JOY Flint, who has died aged 95, prepared droves of potential students for their Oxford University entrance examinations.

The former chief examiner in English studied at the university herself, attending St Anne's College either side of working for the Women's Royal Naval Service during the Second World War.

She made many lifelong friends in the city and purchased a flat in north Oxford, allowing her to spend plenty of time in Oxfordshire.

Joyce 'Joy' Parker was born in Batley, near Leeds, in February 1923 to George and Doris Parker.

She was proud of her Yorkshire background and retained a strong but quiet sense of justice throughout her life.

In her early teens, Joy moved to Birmingham and won a scholarship to King Edward’s School, but the Second World War broke out when she was 16 and she was evacuated to Cheltenham.

In October 1942, the teenager moved to Oxford to read for a BA in English Language and Literature at St Anne's.

This was cut short, as the regulations of the Registration for Employment Order meant she needed to undertake war work after a year of her studies.

In 1943, Ms Parker joined the Wrens (the Women’s Royal Naval Service), where she first worked mending and servicing aircraft, and then as a plotter in Liverpool, recording the movement of shipping and occasionally aircraft.

This gave her several memories, from washing up Christmas dinner for a thousand people in December 1943, to attending a wild party thrown by the Dutch navy.

That year also proved memorable as Ms Parker met her future husband, Ray Flint, at a 'hop' at Birmingham student union.

She was eventually demobilised in April 1946 and re-joined St Anne’s for the summer term on a scholarship.

Her and Ray remained together and the couple married on September 9, 1947.

The pair left Oxford for Kew, south west London, at the beginning of the 1950s, before moving to Wimbledon and then Naworth Castle, in Cumberland.

Their only daughter, Kate, was born in 1954 and attended St Anne's herself in the 1970s.

After a short period of graduate work, Mrs Flint became an examiner of O and A level English, eventually becoming chief examiner in English for the Oxford Delegacy of Local Examinations.

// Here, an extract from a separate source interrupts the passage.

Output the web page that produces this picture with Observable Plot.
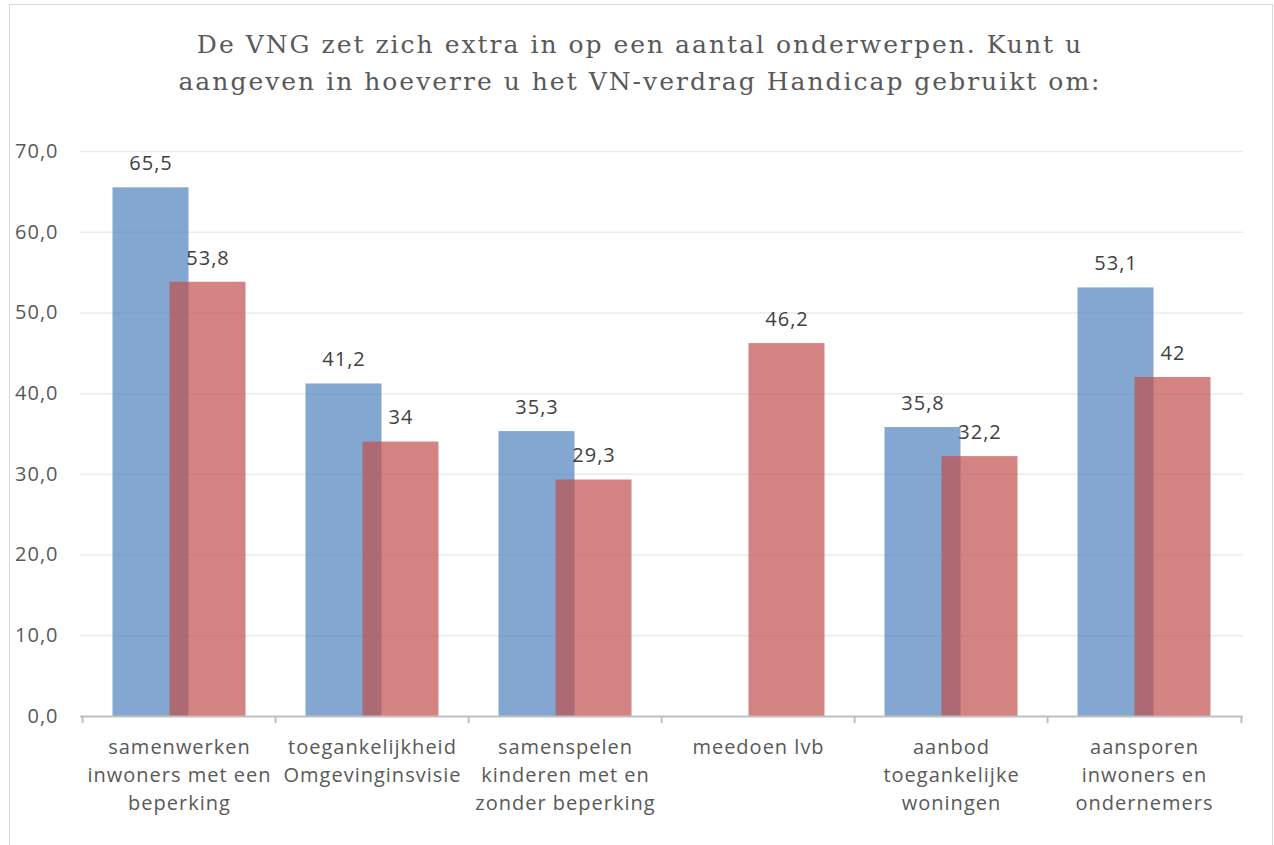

She regularly prepared students for Oxford and Cambridge University entrance examinations, and published an edition of poems by the author Thomas Hood for Carcanet Press.

Her work as an examiner saw her return to the city regularly and Mrs Flint spent more time in Oxford as she took on more senior levels of responsibility.

In the late 1970s, Mrs Flint purchased a flat in Norham End, on Norham Road, north Oxford.

This offered wonderful views over the Dragon School playing fields to the River Cherwell.

Mrs Flint maintained long-standing friendships with several people in Oxford and the city always retained a special place in her heart.

After suffering a heart attack in 1997, Mrs Flint scaled back her activity, but still found plenty to enjoy.

Her hobbies included reading, travelling across the country with Ray and enjoying the company of her cats Sam, Hal and Simba.

She was also an avid watcher of snooker, Inspector Morse and the Antiques Road Show and spent hours researching family history.

In 2011, Mrs Flint was appointed a Johnson Honorary Fellow by the governing body at St Anne’s, in recognition of her generous support of the college.

She passed away on November 28 and is survived by her husband Ray, a retired commercial director, and daughter Kate, a professor of art history and English at the University of Southern California, Los Angeles. Her funeral took place at Putney Vale Crematorium, west London, on Friday.